I'd like to write a simple loop that catches and prints the incoming event while the script is running. I've tried this:

       (let ((key 0))
         (while (= key 0)
           (setq event (read-char nil nil 0))
           (if event (print event))))

The script runs but no event data is printed. After C-g all characters pressed were printed in the buffer. What's wrong?


1 Answer 1


Passing a value of 0 for the SECONDS arg of read-char means it will immediately return nil, always.

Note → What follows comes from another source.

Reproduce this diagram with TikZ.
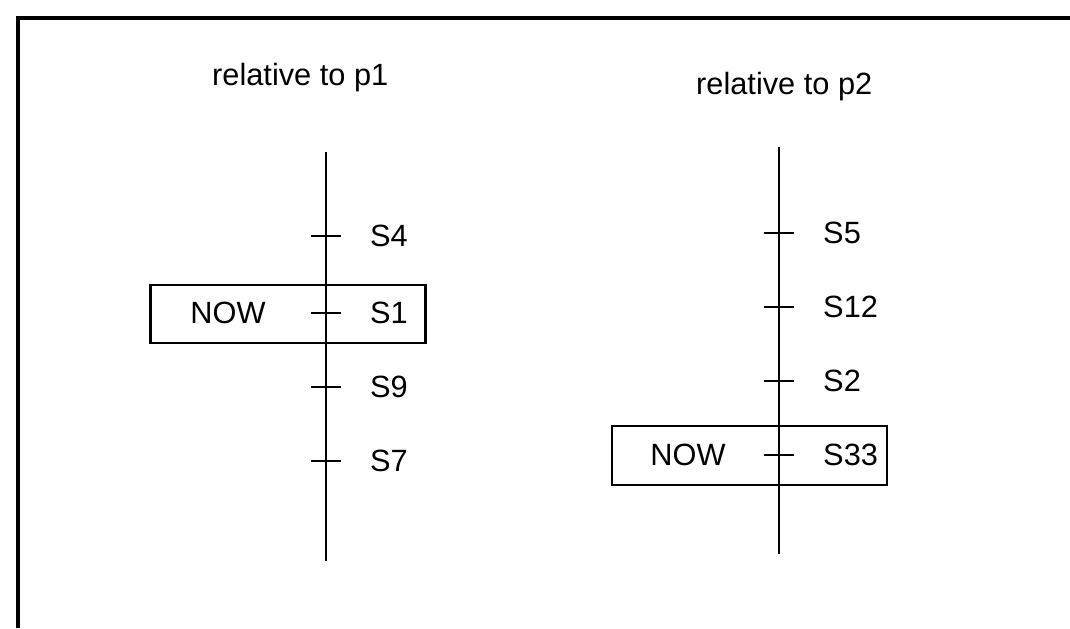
\documentclass[tikz,border=0pt]{standalone}
\usepackage{fontspec}
\setmainfont{Liberation Sans}

\begin{document}
\begin{tikzpicture}[x=0.02cm, y=-0.02cm, line width=1.4pt,
		txt/.style={inner sep=0pt, font=\fontsize{17.5}{21}\selectfont},
		lbl/.style={txt, anchor=west},
		nowbox/.style={draw, shape=rectangle, inner sep=0pt, minimum width=5.5cm, minimum height=1.17cm}]
		\useasboundingbox (0,0) rectangle (1070,628);
		% Frame:
		\draw[line width=1.8pt] (1070,18) -- (18,18) -- (18,628);
		% Paths, nodes and wires:
		\node[txt, anchor=base west] (titleA) at (211,86){relative to p1};
		\node[txt, anchor=base west] (titleB) at (695,95){relative to p2};
		\coordinate (topA) at (326,152);
		\coordinate (botA) at (326,561);
		\coordinate (topB) at (779,147);
		\coordinate (botB) at (779,554);
		\node[nowbox] (boxA) at (288,314){};
		\node[nowbox] (boxB) at (749.5,455.5){};
		\draw (topA) -- (botA);
		\draw (topB) -- (botB);
		\draw (311,236) -- (341,236);
		\draw (311,313) -- (341,313);
		\draw (311,387) -- (341,387);
		\draw (311,461) -- (341,461);
		\draw (764,233) -- (794,233);
		\draw (764,307) -- (794,307);
		\draw (764,381) -- (794,381);
		\draw (764,455) -- (794,455);
		\node[lbl] (sfour) at (369,236){S4};
		\node[lbl] (sone) at (369,313){S1};
		\node[lbl] (snine) at (369,387){S9};
		\node[lbl] (sseven) at (369,461){S7};
		\node[lbl] (sfive) at (822,233){S5};
		\node[lbl] (stwelve) at (822,307){S12};
		\node[lbl] (stwo) at (822,381){S2};
		\node[lbl] (sthirtythree) at (822,455){S33};
		\node[txt] (nowA) at (228,313){NOW};
		\node[txt] (nowB) at (688,455){NOW};
	\end{tikzpicture}
\end{document}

(And your code never changes the value of key, so it remains 0. So the iteration goes on forever, till you hit C-g. Maybe that's what you wanted, though.)

(defun foo ()
  (let ((key 0))
    (while (= key 0)
      (setq event (read-char "Char: " nil 5.0))
      (if event (print event)))))

Look in buffer *Messages* to see the chars read and printed.

C-h f read-char says, about SECONDS:

If the optional argument SECONDS is non-nil, it should be a number specifying the maximum number of seconds to wait for input. If no input arrives in that time, return nil. SECONDS may be a floating-point value.

  • Is there a way to check if there was an event not resolved without awaiting? I'd like to create a loop that just check if a key is pressed and if not the script do other stuff.
    – Quasar999
    Apr 1, 2022 at 18:36
  • Please don't ask new questions or evolve your question in comments. One question per post - please post another question if you have one. Thx.